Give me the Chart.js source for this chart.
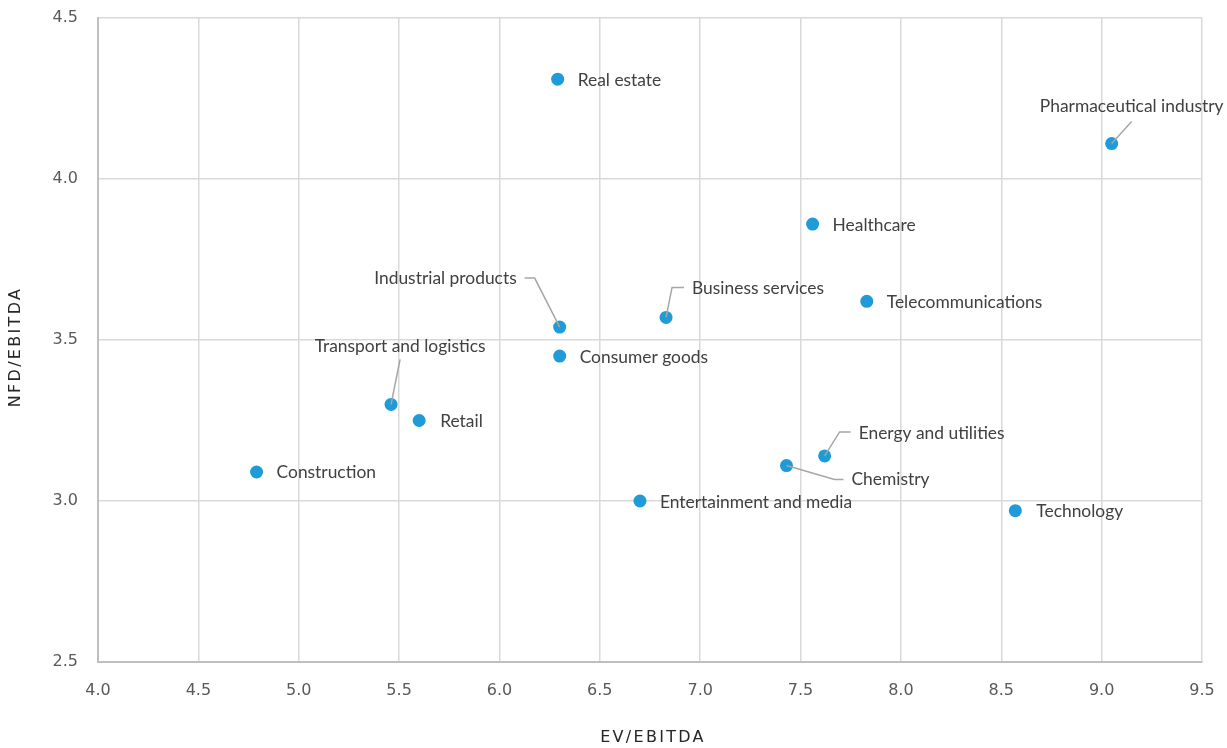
<!DOCTYPE html>
<html>
<head>
<meta charset="utf-8">
<script src="https://cdn.jsdelivr.net/npm/chart.js@4.4.1/dist/chart.umd.min.js"></script>
<style>
  html, body { margin: 0; padding: 0; background: #ffffff; }
  #wrap { width: 1227px; height: 748px; position: relative; }
</style>
</head>
<body>
<div id="wrap"><canvas id="chart"></canvas></div>
<script>
// Sector multiples
const sectors = [
  'Real estate', 'Pharmaceutical industry', 'Healthcare', 'Telecommunications',
  'Business services', 'Industrial products', 'Consumer goods', 'Transport and logistics',
  'Retail', 'Construction', 'Energy and utilities', 'Chemistry',
  'Entertainment and media', 'Technology'
];
const evEbitda  = [6.29, 9.05, 7.56, 7.83, 6.83, 6.30, 6.30, 5.46, 5.60, 4.79, 7.62, 7.43, 6.70, 8.57];
const nfdEbitda = [4.31, 4.11, 3.86, 3.62, 3.57, 3.54, 3.45, 3.30, 3.25, 3.09, 3.14, 3.11, 3.00, 2.97];

const xTicks = [4.0, 4.5, 5.0, 5.5, 6.0, 6.5, 7.0, 7.5, 8.0, 8.5, 9.0, 9.5];
const yTicks = [2.5, 3.0, 3.5, 4.0, 4.5];

const xTitle = 'EV/EBITDA';
const yTitle = 'NFD/EBITDA';

// Label placement relative to each point (pixels): text offset, alignment, optional leader path
const labelLayout = [
  { dx: 20, dy: 1, align: 'left' },
  { dx: 20, dy: -37, align: 'center', leader: [[0, 0], [20, -22]] },
  { dx: 20, dy: 1, align: 'left' },
  { dx: 20, dy: 1, align: 'left' },
  { dx: 26, dy: -29, align: 'left', leader: [[0, 0], [6, -30], [18, -30]] },
  { dx: -43, dy: -49, align: 'right', leader: [[0, 0], [-25, -49], [-35, -49]] },
  { dx: 20, dy: 1, align: 'left' },
  { dx: 9, dy: -58, align: 'center', leader: [[0, 0], [9, -45]] },
  { dx: 21, dy: 1, align: 'left' },
  { dx: 20, dy: 0, align: 'left' },
  { dx: 34, dy: -23, align: 'left', leader: [[0, 0], [15, -24], [26, -24]] },
  { dx: 65, dy: 14, align: 'left', leader: [[0, 0], [48, 14], [57, 14]] },
  { dx: 20, dy: 1, align: 'left' },
  { dx: 21, dy: 1, align: 'left' }
];

const pointLabels = {
  id: 'pointLabels',
  afterDatasetsDraw(chart) {
    const ctx = chart.ctx;
    const meta = chart.getDatasetMeta(0);
    ctx.save();
    meta.data.forEach((pt, i) => {
      const lay = labelLayout[i];
      const px = pt.x, py = pt.y;
      if (lay.leader) {
        ctx.beginPath();
        ctx.strokeStyle = '#a6a6a6';
        ctx.lineWidth = 1.5;
        lay.leader.forEach((p, k) => {
          if (k === 0) ctx.moveTo(px + p[0], py + p[1]);
          else ctx.lineTo(px + p[0], py + p[1]);
        });
        ctx.stroke();
      }
      ctx.font = '17.4px Lato, "Open Sans", sans-serif';
      ctx.fillStyle = '#404040';
      ctx.textAlign = lay.align;
      ctx.textBaseline = 'middle';
      ctx.fillText(sectors[i], px + lay.dx, py + lay.dy);
    });
    ctx.restore();
  }
};

// Spaced-out axis titles
const axisTitles = {
  id: 'axisTitles',
  afterDraw(chart) {
    const ctx = chart.ctx;
    const area = chart.chartArea;
    ctx.save();
    ctx.font = '16px "DejaVu Sans", sans-serif';
    ctx.fillStyle = '#262626';
    ctx.letterSpacing = '2.3px';
    ctx.textAlign = 'center';
    ctx.textBaseline = 'middle';
    ctx.fillText(xTitle, (area.left + area.right) / 2 + 3, 738);
    ctx.translate(16, (area.top + area.bottom) / 2 + 7);
    ctx.rotate(-Math.PI / 2);
    ctx.fillText(yTitle, 0, 0);
    ctx.restore();
  }
};

const points = evEbitda.map((x, i) => ({ x: x, y: nfdEbitda[i] }));

new Chart(document.getElementById('chart'), {
  type: 'scatter',
  data: {
    datasets: [{
      data: points,
      backgroundColor: '#1f9bd7',
      borderWidth: 0,
      pointRadius: 6.5,
      pointHoverRadius: 6.5
    }]
  },
  options: {
    responsive: true,
    maintainAspectRatio: false,
    animation: false,
    layout: { padding: { top: 18, right: 25, left: 0, bottom: 0 } },
    plugins: { legend: { display: false }, tooltip: { enabled: false } },
    scales: {
      x: {
        type: 'linear',
        min: xTicks[0],
        max: xTicks[xTicks.length - 1],
        afterBuildTicks(scale) { scale.ticks = xTicks.map(v => ({ value: v })); },
        afterFit(scale) {
          scale.height = 86;
          scale.paddingLeft = 0;
          scale.paddingRight = 0;
        },
        ticks: {
          callback: v => v.toFixed(1),
          color: '#595959',
          font: { family: '"DejaVu Sans", Verdana, sans-serif', size: 16 },
          padding: 19,
          maxRotation: 0
        },
        grid: { color: '#d9d9d9', lineWidth: 1.5, drawTicks: false },
        border: { color: '#bfbfbf', width: 2 },
        title: { display: false }
      },
      y: {
        type: 'linear',
        min: yTicks[0],
        max: yTicks[yTicks.length - 1],
        afterBuildTicks(scale) { scale.ticks = yTicks.map(v => ({ value: v })); },
        afterFit(scale) {
          scale.width = 98;
          scale.paddingTop = 0;
          scale.paddingBottom = 0;
        },
        ticks: {
          callback: v => v.toFixed(1),
          color: '#595959',
          font: { family: '"DejaVu Sans", Verdana, sans-serif', size: 16 },
          padding: 20
        },
        grid: { color: '#d9d9d9', lineWidth: 1.5, drawTicks: false },
        border: { color: '#bfbfbf', width: 2 },
        title: { display: false }
      }
    }
  },
  plugins: [pointLabels, axisTitles]
});
</script>
</body>
</html>
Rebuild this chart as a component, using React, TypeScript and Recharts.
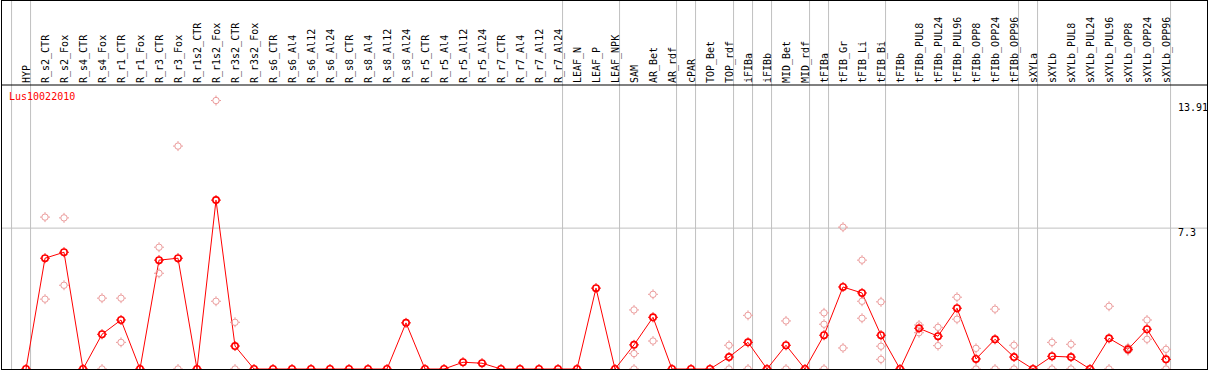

# WHAT THE TASK ASKS
The entries above are to be returned exactly, without their pictures.

# SOLUTION TO THIS TASK
Give me the Chart.js source for this chart.
<!DOCTYPE html>
<html>
<head>
<meta charset="utf-8">
<script src="https://cdn.jsdelivr.net/npm/chart.js@4.4.1/dist/chart.umd.min.js"></script>
<style>
  html, body { margin: 0; padding: 0; background: #ffffff; }
  #wrap { width: 1227px; height: 748px; position: relative; }
</style>
</head>
<body>
<div id="wrap"><canvas id="chart"></canvas></div>
<script>
// Sector multiples
const sectors = [
  'Real estate', 'Pharmaceutical industry', 'Healthcare', 'Telecommunications',
  'Business services', 'Industrial products', 'Consumer goods', 'Transport and logistics',
  'Retail', 'Construction', 'Energy and utilities', 'Chemistry',
  'Entertainment and media', 'Technology'
];
const evEbitda  = [6.29, 9.05, 7.56, 7.83, 6.83, 6.30, 6.30, 5.46, 5.60, 4.79, 7.62, 7.43, 6.70, 8.57];
const nfdEbitda = [4.31, 4.11, 3.86, 3.62, 3.57, 3.54, 3.45, 3.30, 3.25, 3.09, 3.14, 3.11, 3.00, 2.97];

const xTicks = [4.0, 4.5, 5.0, 5.5, 6.0, 6.5, 7.0, 7.5, 8.0, 8.5, 9.0, 9.5];
const yTicks = [2.5, 3.0, 3.5, 4.0, 4.5];

const xTitle = 'EV/EBITDA';
const yTitle = 'NFD/EBITDA';

// Label placement relative to each point (pixels): text offset, alignment, optional leader path
const labelLayout = [
  { dx: 20, dy: 1, align: 'left' },
  { dx: 20, dy: -37, align: 'center', leader: [[0, 0], [20, -22]] },
  { dx: 20, dy: 1, align: 'left' },
  { dx: 20, dy: 1, align: 'left' },
  { dx: 26, dy: -29, align: 'left', leader: [[0, 0], [6, -30], [18, -30]] },
  { dx: -43, dy: -49, align: 'right', leader: [[0, 0], [-25, -49], [-35, -49]] },
  { dx: 20, dy: 1, align: 'left' },
  { dx: 9, dy: -58, align: 'center', leader: [[0, 0], [9, -45]] },
  { dx: 21, dy: 1, align: 'left' },
  { dx: 20, dy: 0, align: 'left' },
  { dx: 34, dy: -23, align: 'left', leader: [[0, 0], [15, -24], [26, -24]] },
  { dx: 65, dy: 14, align: 'left', leader: [[0, 0], [48, 14], [57, 14]] },
  { dx: 20, dy: 1, align: 'left' },
  { dx: 21, dy: 1, align: 'left' }
];

const pointLabels = {
  id: 'pointLabels',
  afterDatasetsDraw(chart) {
    const ctx = chart.ctx;
    const meta = chart.getDatasetMeta(0);
    ctx.save();
    meta.data.forEach((pt, i) => {
      const lay = labelLayout[i];
      const px = pt.x, py = pt.y;
      if (lay.leader) {
        ctx.beginPath();
        ctx.strokeStyle = '#a6a6a6';
        ctx.lineWidth = 1.5;
        lay.leader.forEach((p, k) => {
          if (k === 0) ctx.moveTo(px + p[0], py + p[1]);
          else ctx.lineTo(px + p[0], py + p[1]);
        });
        ctx.stroke();
      }
      ctx.font = '17.4px Lato, "Open Sans", sans-serif';
      ctx.fillStyle = '#404040';
      ctx.textAlign = lay.align;
      ctx.textBaseline = 'middle';
      ctx.fillText(sectors[i], px + lay.dx, py + lay.dy);
    });
    ctx.restore();
  }
};

// Spaced-out axis titles
const axisTitles = {
  id: 'axisTitles',
  afterDraw(chart) {
    const ctx = chart.ctx;
    const area = chart.chartArea;
    ctx.save();
    ctx.font = '16px "DejaVu Sans", sans-serif';
    ctx.fillStyle = '#262626';
    ctx.letterSpacing = '2.3px';
    ctx.textAlign = 'center';
    ctx.textBaseline = 'middle';
    ctx.fillText(xTitle, (area.left + area.right) / 2 + 3, 738);
    ctx.translate(16, (area.top + area.bottom) / 2 + 7);
    ctx.rotate(-Math.PI / 2);
    ctx.fillText(yTitle, 0, 0);
    ctx.restore();
  }
};

const points = evEbitda.map((x, i) => ({ x: x, y: nfdEbitda[i] }));

new Chart(document.getElementById('chart'), {
  type: 'scatter',
  data: {
    datasets: [{
      data: points,
      backgroundColor: '#1f9bd7',
      borderWidth: 0,
      pointRadius: 6.5,
      pointHoverRadius: 6.5
    }]
  },
  options: {
    responsive: true,
    maintainAspectRatio: false,
    animation: false,
    layout: { padding: { top: 18, right: 25, left: 0, bottom: 0 } },
    plugins: { legend: { display: false }, tooltip: { enabled: false } },
    scales: {
      x: {
        type: 'linear',
        min: xTicks[0],
        max: xTicks[xTicks.length - 1],
        afterBuildTicks(scale) { scale.ticks = xTicks.map(v => ({ value: v })); },
        afterFit(scale) {
          scale.height = 86;
          scale.paddingLeft = 0;
          scale.paddingRight = 0;
        },
        ticks: {
          callback: v => v.toFixed(1),
          color: '#595959',
          font: { family: '"DejaVu Sans", Verdana, sans-serif', size: 16 },
          padding: 19,
          maxRotation: 0
        },
        grid: { color: '#d9d9d9', lineWidth: 1.5, drawTicks: false },
        border: { color: '#bfbfbf', width: 2 },
        title: { display: false }
      },
      y: {
        type: 'linear',
        min: yTicks[0],
        max: yTicks[yTicks.length - 1],
        afterBuildTicks(scale) { scale.ticks = yTicks.map(v => ({ value: v })); },
        afterFit(scale) {
          scale.width = 98;
          scale.paddingTop = 0;
          scale.paddingBottom = 0;
        },
        ticks: {
          callback: v => v.toFixed(1),
          color: '#595959',
          font: { family: '"DejaVu Sans", Verdana, sans-serif', size: 16 },
          padding: 20
        },
        grid: { color: '#d9d9d9', lineWidth: 1.5, drawTicks: false },
        border: { color: '#bfbfbf', width: 2 },
        title: { display: false }
      }
    }
  },
  plugins: [pointLabels, axisTitles]
});
</script>
</body>
</html>
Rebuild this chart as a component, using React, TypeScript and Recharts.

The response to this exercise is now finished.